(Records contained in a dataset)
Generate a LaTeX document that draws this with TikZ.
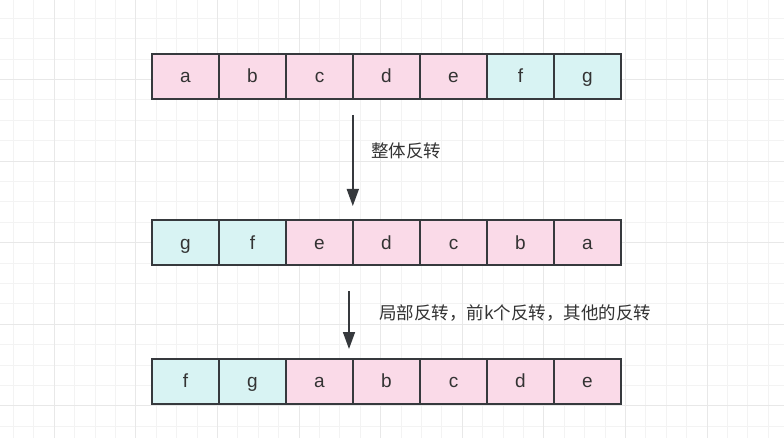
\documentclass[tikz,border=0pt]{standalone}
\usepackage{fontspec}
\setmainfont{Liberation Sans}
\newfontfamily\cjk{Noto Sans CJK SC}
\usetikzlibrary{arrows.meta}
\definecolor{pinkc}{HTML}{FADAE8}
\definecolor{tealc}{HTML}{D8F3F3}
\definecolor{edge}{HTML}{36393D}
\definecolor{txt}{HTML}{333333}
\definecolor{gthin}{HTML}{F3F3F3}
\definecolor{gthick}{HTML}{E8E8E8}
\begin{document}
\begin{tikzpicture}[x=1pt,y=-1pt,
  cell/.style={draw=edge, line width=1.6pt, minimum width=67pt, minimum height=45pt, inner sep=0pt, outer sep=0pt, font=\fontsize{19}{19}\selectfont, text=txt, text height=15.2pt, text depth=2.3pt},
  pk/.style={cell, fill=pinkc},
  tl/.style={cell, fill=tealc},
  arr/.style={draw=edge, line width=1.6pt, -{Triangle[length=17pt,width=12pt]}},
  lbl/.style={font=\cjk\fontsize{17.5}{17.5}\selectfont, text=txt, inner sep=0pt}]
\useasboundingbox (0,0) rectangle (784,438);
\fill[white] (0,0) rectangle (784,438);
\foreach \i in {0,...,38} {\draw[gthin, line width=0.9pt] (13.5+20.4*\i,0) -- ++(0,438);}
\foreach \i in {0,...,21} {\draw[gthin, line width=0.9pt] (0,18.3+20.4*\i) -- ++(784,0);}
\foreach \i in {0,...,9} {\draw[gthick, line width=0.9pt] (54.3+81.6*\i,0) -- ++(0,438);}
\foreach \i in {0,...,4} {\draw[gthick, line width=0.9pt] (0,79.5+81.6*\i) -- ++(784,0);}
% row 1
\foreach \t/\s [count=\i from 0] in {a/pk,b/pk,c/pk,d/pk,e/pk,f/tl,g/tl}
  {\node[\s] (ra\i) at (185.5+67*\i,76.5) {\t};}
% row 2
\foreach \t/\s [count=\i from 0] in {g/tl,f/tl,e/pk,d/pk,c/pk,b/pk,a/pk}
  {\node[\s] (rb\i) at (185.5+67*\i,242.8) {\t};}
% row 3
\foreach \t/\s [count=\i from 0] in {f/tl,g/tl,a/pk,b/pk,c/pk,d/pk,e/pk}
  {\node[\s] (rc\i) at (185.5+67*\i,381.5) {\t};}
\coordinate (s1) at (352.8,115);
\coordinate (e1) at (352.8,206);
\draw[arr] (s1) -- (e1);
\node[lbl] (l1) at (406,151) {整体反转};
\coordinate (s2) at (349,291);
\coordinate (e2) at (349,349);
\draw[arr] (s2) -- (e2);
\node[lbl, anchor=west] (l2) at (379,313) {局部反转，前k个反转，其他的反转};
\end{tikzpicture}
\end{document}
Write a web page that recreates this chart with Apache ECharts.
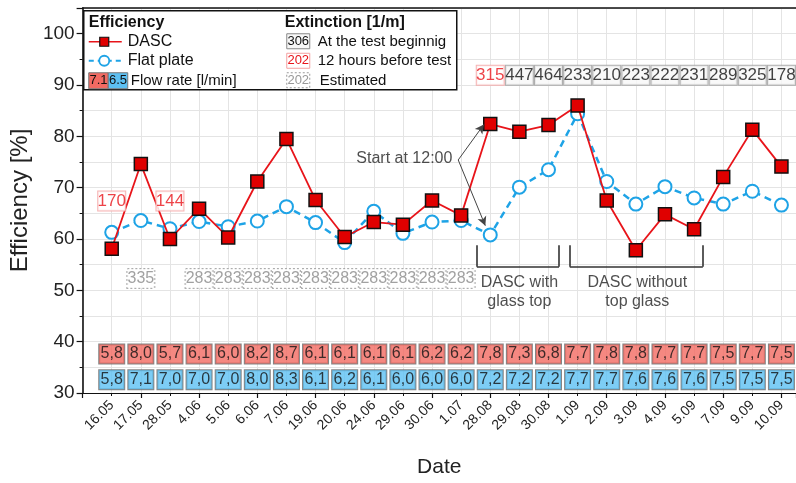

DIRECTIONS:
Gather up the lines containing the word "that" from these records and copy them.

FINISHED TASK:
Generate a LaTeX document that draws this with TikZ.
Write a web page that recreates this chart with Apache ECharts.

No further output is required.